FTTC installed…and then the problems started.

Once again, Trefor.net welcomes contributor Tim Bray, Technical Director for ProVu Communications. “FTTC — Upgrade Your Router” is Tim’s second “Broadband Week” post.

At ProVu we, don’t often do onsite installations, preferring instead to leave them to our resellers. Sometimes, though, a problem comes along that requires that we get involved in helping to figure out what is going on.

One of our customer’s sites was activated for FTTC broadband. This customer ran an office with a small call centre and about 10 office PCs, and they thought the higher bandwidth would be useful. Zen (the ISP, in this case) had a special offer on ADSL to FTTC upgrades, so the time seemed right for upgrade. Our customer swapped their onsite router out for a model that could do both ADSL and FTTC, and all appeared ready for an easy change over once the Openreach engineer arrived.

ProVu logo

On the scheduled day the Openreach man showed up, and our customer had just 10 minutes downtime while he performed the jumpering in the cabinet. Up came the new 40 Mbps download line (which also had, more importantly, a massive upload speed). Magic. Everything worked, and the internet seemed to be lightning fast. And then the problems started. “The internet is slow!” “We’ve got bad call quality!” And so, a site working properly and perfectly had stopped doing so because of a service upgrade.

We added lots of monitoring. Smokeping and Nagios. Sure enough, we learned of intermittent bad packet loss on the line that came and went, usually at such quiet times as evenings and weekends. We could tell that something was on the network opening a large number of sessions through the NAT in the router, and we knew that the problems started as we got towards 600 TCP sessions. We wondered whether with FTTC when you open a browser window with all your saved tabs the computer would hit those tabbed sites — Facebook, Twitter, Gmail, BBC News and all their associated ad networks and image CDNs — all at the same time, perhaps causing these events to happen too quickly and to throw too many ports open at the same time.
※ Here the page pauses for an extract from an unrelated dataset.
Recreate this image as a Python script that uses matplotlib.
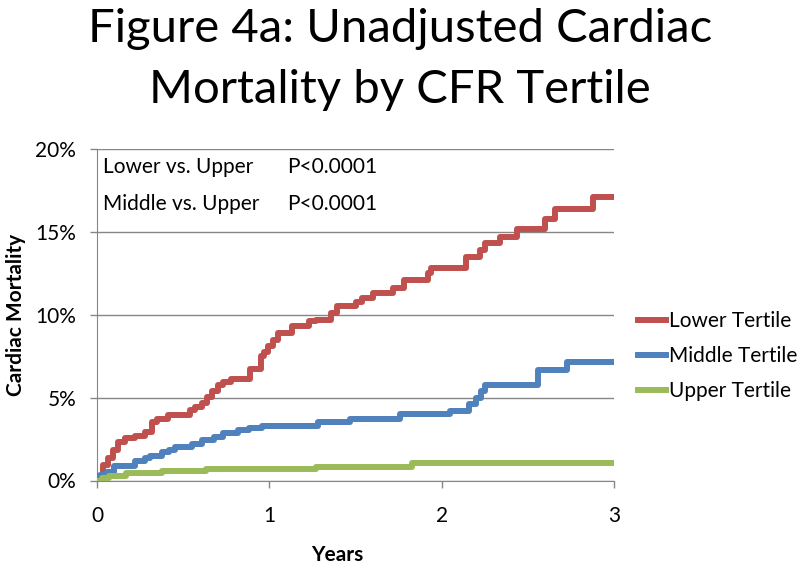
import matplotlib
matplotlib.use("Agg")
import matplotlib.pyplot as plt

# Kaplan-Meier style cumulative cardiac mortality (%)
lower_years = [0, 0.01, 0.035, 0.065, 0.09, 0.12, 0.16, 0.22, 0.28, 0.32,
               0.35, 0.41, 0.54, 0.57, 0.61, 0.64, 0.67, 0.70, 0.73, 0.78,
               0.89, 0.95, 0.97, 0.99, 1.02, 1.05, 1.13, 1.23, 1.27, 1.36,
               1.39, 1.50, 1.54, 1.60, 1.72, 1.78, 1.92, 1.94, 2.14, 2.22,
               2.25, 2.34, 2.44, 2.60, 2.66, 2.88, 3.0]
lower_mort = [0, 0.3, 0.95, 1.35, 1.85, 2.3, 2.55, 2.7, 2.95, 3.55,
              3.7, 3.95, 4.25, 4.45, 4.7, 5.05, 5.4, 5.75, 5.95, 6.1,
              6.7, 7.5, 7.75, 8.1, 8.5, 8.9, 9.35, 9.6, 9.7, 10.1,
              10.55, 10.75, 11.0, 11.3, 11.6, 12.1, 12.5, 12.8, 13.5, 13.9,
              14.3, 14.7, 15.2, 15.8, 16.4, 17.1, 17.1]

middle_years = [0, 0.02, 0.06, 0.10, 0.22, 0.28, 0.31, 0.38, 0.42, 0.45,
                0.55, 0.61, 0.68, 0.73, 0.82, 0.88, 0.96, 1.28, 1.47, 1.76,
                2.05, 2.16, 2.20, 2.23, 2.25, 2.56, 2.73, 3.0]
middle_mort = [0, 0.35, 0.5, 0.9, 1.15, 1.35, 1.5, 1.7, 1.85, 2.05,
               2.2, 2.45, 2.65, 2.85, 3.05, 3.15, 3.3, 3.5, 3.7, 4.0,
               4.2, 4.6, 5.0, 5.4, 5.75, 6.65, 7.15, 7.15]

upper_years = [0, 0.03, 0.07, 0.17, 0.38, 0.63, 1.27, 1.83, 3.0]
upper_mort = [0, 0.15, 0.3, 0.45, 0.55, 0.7, 0.8, 1.05, 1.05]

x_ticks = [0, 1, 2, 3]
y_ticks = [0, 5, 10, 15, 20]
y_ticklabels = ["0%", "5%", "10%", "15%", "20%"]

plt.rcParams['font.family'] = ['Lato', 'DejaVu Sans']

fig = plt.figure(figsize=(8, 5.67), dpi=100)
ax = fig.add_axes([97/800, 1 - 480.5/567, 517/800, 331.5/567])

grid_col = '#868686'
ax.step(lower_years, lower_mort, where='post', color='#C0504D', lw=4.3, label='Lower Tertile', zorder=3)
ax.step(middle_years, middle_mort, where='post', color='#4F81BD', lw=4.3, label='Middle Tertile', zorder=3)
ax.step(upper_years, upper_mort, where='post', color='#9BBB59', lw=4.3, label='Upper Tertile', zorder=3)

ax.set_xlim(0, 3)
ax.set_ylim(0, 20)
ax.set_xticks(x_ticks)
ax.set_yticks(y_ticks)
ax.set_yticklabels(y_ticklabels)
ax.grid(axis='y', color=grid_col, lw=1)
ax.set_axisbelow(True)
for s in ['top', 'right']:
    ax.spines[s].set_visible(False)
for s in ['left', 'bottom']:
    ax.spines[s].set_color(grid_col)
ax.tick_params(axis='both', colors=grid_col, labelcolor='black', labelsize=15, length=5, width=1)
ax.tick_params(axis='y', pad=10)
ax.tick_params(axis='x', pad=13)

# p-value box text
ax.text(0.012, 0.928, "Lower vs. Upper", transform=ax.transAxes, fontsize=15, va='baseline')
ax.text(0.3675, 0.928, "P<0.0001", transform=ax.transAxes, fontsize=15, va='baseline')
ax.text(0.012, 0.816, "Middle vs. Upper", transform=ax.transAxes, fontsize=15, va='baseline')
ax.text(0.3675, 0.816, "P<0.0001", transform=ax.transAxes, fontsize=15, va='baseline')

# titles and axis labels
fig.text(0.5, 1 - 42/567, "Figure 4a: Unadjusted Cardiac", ha='center', va='baseline', fontsize=34)
fig.text(0.5, 1 - 103/567, "Mortality by CFR Tertile", ha='center', va='baseline', fontsize=34)
fig.text(16/800, 1 - 315/567, "Cardiac Mortality", rotation=90, ha='center', va='center',
         fontsize=15, fontweight='bold')
fig.text(337/800, 1 - 555/567, "Years", ha='center', va='center', fontsize=15, fontweight='bold')

fig.legend(loc='center left', bbox_to_anchor=(638/800, 1 - 356/567), frameon=False,
           fontsize=15, handlelength=1.35, handletextpad=0.15, labelspacing=0.72,
           borderpad=0, borderaxespad=0)

fig.savefig("out.png", dpi=100)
Running just a small consumer type router, we couldn’t diagnose the issue to the point where we could determine what was causing it. As such, as we needed better instrumentation to investigate further, we decided to install a proper linux server as a router in lieu of the dedicated hardware. BT Openreach provides PPPoE termination, so it is easy to deploy standard PC hardware with 2 ethernet cards to act as a router. We used Munin to add every kind of monitoring. We had graphs of UDP sessions, TCP sessions, and traffic graphs for voice traffic against other traffic…you name it, we graphed it.

Everything we could think of that might help us to figure out what was causing the issues being experienced was in place. And it was that moment that the problems went away. Again, magic. Once the new router was installed, everything worked. We saw large throughput and sessions through the router, but no corresponding packet loss. And no user complaints.

Very puzzling.

Then one Saturday I noticed the traffic graph on the router rise up to 30 Mbps download speed and stay there. Not the first time this had happened, of course, but it was the first time I was there to watch. My suspicions were raised, so I phoned the call centre. “No, all our calls are fine.”  The new router was coping with this traffic fine. So I ran Wireshark and discovered that the call centre staff were watching telly using Sky Player on a sneaked-in laptop. And from watching the trace, I could see that Sky Player was streaming the video by opening a new TCP session every few seconds, which coupled with the large number of phone calls must have been what was overwhelming the old router.

I phoned the call centre manager with my findings, and she sussed that they were watching the footie. And regarding a remedy, lets just say some HR Department action occurred!

At this point, let me sum up the learning points:

  1. A bigger router might be needed for FTTC, as the router could be the slowest bit and not the ISP.
  2. The router might have a limit for packets per second.
  3. Even a small office can open a lot of ports through a NAT, something for which small routers cannot cope.
  4. With a good enough router, it is possible to run a small call centre and stream TV at the same time.

As an aside, I think this is a great point where IPv6 would help. IPv4 and NAT is stateful on the router. The router has to record each session and rewrite the packets. IPv6, though, would be stateless, so the router would have only need to pass on the packets rather than having to track sessions and rewrite port numbers. Also, there is the old adage: Use a separate connector for voice to your data. I suspect that some of the poor voice quality that encourages this is actually the voice and data services acting in conjunction to overwhelm the router, rather than there simply not being enough bandwidth. Bufferbloat may be part of the problem as well. But I suspect a router with more grunt may make it so the second line isn’t required.

I’ve done various consultancy jobs to investigate ‘SIP phones dropped off network’, and by scripting to monitor the NAT state table have found the router/firewall just dropping the session from the NAT table, which is obviously either a bug or just not enough capacity in the device.